AT&T Posts Nearly 26% Surge in First-Half Profits
For full-year 2025, AT&T forecasts adjusted EBITDA growth above 3%, capital expenditures (capex) of up to $22.5 billion.

Quick overview
- AT&T reported a net profit of $8.85 billion in the first half of the year, a 25.7% increase from 2024.
- In Q2, AT&T's profit reached $4.5 billion, with revenue of $30.85 billion, marking a 3.5% increase year-over-year.
- CEO John Stankey attributed growth to the expansion of AT&T's fiber and wireless networks, the largest in the nation.
- Nokia's shares fell 7.5% after the company downgraded its 2025 profit outlook due to a weaker U.S. dollar and tariff pressures.
U.S. telecom giant AT&T posted a net attributable profit of $8.85 billion in the first half of the year, marking a 25.7% increase compared to the same period in 2024. Revenue rose 2.75% to $61.47 billion, while operating income jumped to $12.26 billion.
For Q2 alone, AT&T recorded a $4.5 billion profit (+25.1% year-over-year), with revenue of $30.85 billion (+3.5%) and operating income up 12.9% to $6.5 billion.
CEO John Stankey credited the growth to AT&T’s expanding fiber and wireless networks, which he described as the nation’s largest and most advanced.
Looking ahead, AT&T expects to save between $6.5 billion and $8 billion in taxes through 2027, driven by President Trump’s new “One Big Beautiful Bill” budget reconciliation law.

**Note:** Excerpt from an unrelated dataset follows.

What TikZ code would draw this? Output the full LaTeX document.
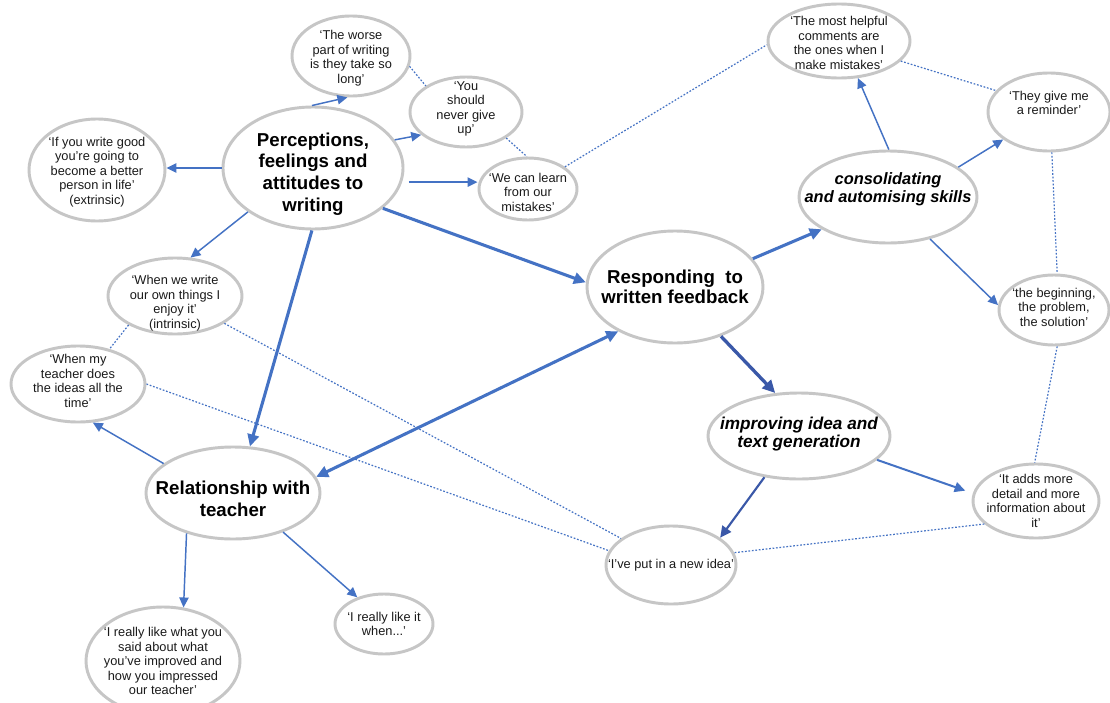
\documentclass[tikz,border=0pt]{standalone}
\usepackage{fontspec}
\setmainfont{Liberation Sans}
\usetikzlibrary{shapes.geometric,arrows.meta}
\definecolor{bubgray}{HTML}{C6C6C6}
\definecolor{linkblue}{HTML}{4472C4}
\definecolor{deepblue}{HTML}{3A58A8}
\definecolor{quoteink}{HTML}{1A1A1A}
\begin{document}
\begin{tikzpicture}[x=0.75pt,y=-0.75pt,
  bub/.style 2 args={ellipse, draw=bubgray, line width=2.2pt, fill=white,
    inner sep=0pt, minimum width=#1*1.5pt, minimum height=#2*1.5pt},
  quote/.style={align=center, font=\fontsize{9.6}{10.9}\selectfont,
    text=quoteink, inner sep=0pt},
  theme/.style={align=center, font=\fontsize{14}{16.3}\selectfont\bfseries,
    inner sep=0pt},
  subtheme/.style={align=center,
    font=\fontsize{12.3}{13.6}\selectfont\bfseries\itshape, inner sep=0pt},
  lnk/.style={draw=linkblue, line width=1.1pt,
    -{Triangle[length=7.5pt,width=7pt]}},
  lnkmid/.style={draw=linkblue, line width=1.5pt,
    -{Triangle[length=8pt,width=7.5pt]}},
  lnkbold/.style={draw=linkblue, line width=2.3pt,
    -{Triangle[length=9pt,width=8.5pt]}},
  lnkdeep/.style={draw=deepblue, line width=2.5pt,
    -{Triangle[length=9.5pt,width=9pt]}},
  lnkdeepmid/.style={draw=deepblue, line width=1.6pt,
    -{Triangle[length=8.5pt,width=8pt]}},
  dotlink/.style={draw=linkblue, line width=0.9pt,
    dash pattern=on 1.3pt off 1.3pt}
]
\fill[white] (0,0) rectangle (1110,703);
\useasboundingbox (0,0) rectangle (1110,703);

% ---- bubbles ----
\node[bub={90}{61}] (perc) at (313,168) {};
\node[theme] (perc-t) at (313,174) {Perceptions,\\feelings and\\attitudes to\\writing};

\node[bub={59}{40}] (worse) at (351,56) {};
\node[quote] (worse-t) at (351,58) {‘The worse\\part of writing\\is they take so\\long’};

\node[bub={56}{35}] (never) at (466,112) {};
\node[quote] (never-t) at (466,109) {‘You\\should\\never give\\up’};

\node[bub={49}{31}] (learn) at (528,189) {};
\node[quote] (learn-t) at (528,192) {‘We can learn\\from our\\mistakes’};

\node[bub={68}{51}] (good) at (97,170) {};
\node[quote] (good-t) at (97,172) {‘If you write good\\you’re going to\\become a better\\person in life’\\(extrinsic)};

\node[bub={71}{37}] (helpful) at (839,41) {};
\node[quote] (helpful-t) at (839,43) {‘The most helpful\\comments are\\the ones when I\\make mistakes’};

\node[bub={61}{39}] (remind) at (1049,112) {};
\node[quote] (remind-t) at (1049,103) {‘They give me\\a reminder’};

\node[bub={89}{46}] (consol) at (888,197) {};
\node[subtheme] (consol-t) at (888,189) {consolidating\\and automising skills};

\node[bub={88}{56}] (resp) at (675,287) {};
\node[theme, font=\fontsize{14}{15.2}\selectfont\bfseries] (resp-t) at (675,287) {Responding\ \ to\\written feedback};

\node[bub={55}{35}] (begin) at (1054,310) {};
\node[quote] (begin-t) at (1054,307) {‘the beginning,\\the problem,\\the solution’};

\node[bub={67}{38}] (enjoy) at (175,296) {};
\node[quote] (enjoy-t) at (175,303) {‘When we write\\our own things I\\enjoy it’\\(intrinsic)};

\node[bub={67}{38}] (ideas) at (78,384) {};
\node[quote] (ideas-t) at (78,381) {‘When my\\teacher does\\the ideas all the\\time’};

\node[bub={91}{43}] (improv) at (799,436) {};
\node[subtheme, font=\fontsize{12.9}{14}\selectfont\bfseries\itshape] (improv-t) at (799,434) {improving idea and\\text generation};

\node[bub={63}{37}] (adds) at (1036,501) {};
\node[quote] (adds-t) at (1036,501) {‘It adds more\\detail and more\\information about\\it’};

\node[bub={87}{46}] (rel) at (233,493) {};
\node[theme, font=\fontsize{14}{16.5}\selectfont\bfseries] (rel-t) at (233,499) {Relationship with\\teacher};

\node[bub={65}{39}] (newidea) at (671,565) {};
\node[quote] (newidea-t) at (671,565) {‘I’ve put in a new idea’};

\node[bub={49}{30}] (likewhen) at (384,624) {};
\node[quote] (likewhen-t) at (384,624) {‘I really like it\\when...’};

\node[bub={77}{54}] (likewhat) at (163,661) {};
\node[quote] (likewhat-t) at (163,661) {‘I really like what you\\said about what\\you’ve improved and\\how you impressed\\our teacher’};

% ---- dotted cross-links between quotes ----
\draw[dotlink] (worse.-10) -- (never.147);
\draw[dotlink] (never.-33) -- (learn.92);
\draw[dotlink] (learn.31) -- (helpful.183);
\draw[dotlink] (helpful.-18) -- (remind.158);
\draw[dotlink] (remind.-86) -- (begin.85);
\draw[dotlink] (begin.-85) -- (adds.92);
\draw[dotlink] (adds.204) -- (newidea.11);
\draw[dotlink] (enjoy.212) -- (ideas.48);
\draw[dotlink] (enjoy.-29) -- (newidea.152);
\draw[dotlink] (ideas.0) -- (newidea.167);

% ---- arrows from the themes ----
\draw[lnk] (perc.91) -- (worse.-95);
\draw[lnk] (perc.19) -- (never.207);
\draw[lnk] (perc.180) -- (perc.180 -| good.east);
\draw[lnk, shorten <=5pt] (perc.-9) -- (perc.-9 -| learn.west);
\draw[lnk] (perc.214) -- (enjoy.68);
\draw[lnkbold] (perc.-91) -- (rel.70);
\draw[lnkbold] (perc.-30) -- (resp.177);
\draw[lnkbold] (resp.20) -- (consol.206);
\draw[lnkbold, {Triangle[length=9pt,width=8.5pt]}-{Triangle[length=9pt,width=8.5pt]}] (resp.218) -- (rel.11);
\draw[lnkdeep] (resp.-47) -- (improv.119);
\draw[lnk] (consol.89) -- (helpful.-63);
\draw[lnk] (consol.23) -- (remind.211);
\draw[lnk] (consol.-45) -- (begin.175);
\draw[lnkmid, shorten >=6pt] (improv.-17) -- (adds.173);
\draw[lnkdeepmid] (improv.230) -- (newidea.29);
\draw[lnk] (rel.157) -- (ideas.-69);
\draw[lnk] (rel.221) -- (likewhat.69);
\draw[lnk] (rel.-38) -- (likewhen.135);
\end{tikzpicture}
\end{document}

The company plans to reinvest $3.5 billion of those savings into its fiber network and allocate $1.5 billion to its employee pension plan.
For full-year 2025, AT&T forecasts adjusted EBITDA growth above 3%, capital expenditures (capex) of up to $22.5 billion, and free cash flow near $16 billion.
In other telecom news, Nokia fell sharply after cutting its guidance.
Nokia Shares Plunge After Cutting 2025 Outlook
Shares of Finnish telecom giant Nokia fell around 7.5% on the stock market after the company downgraded its 2025 operating profit (EBIT) forecast, citing a weaker U.S. dollar and mounting tariff pressures.
The stock traded at €3.79, down 12.1% from the €4.32 level seen at the beginning of the year. The downgrade has amplified investor concerns over macroeconomic headwinds and trade tensions impacting global tech firms.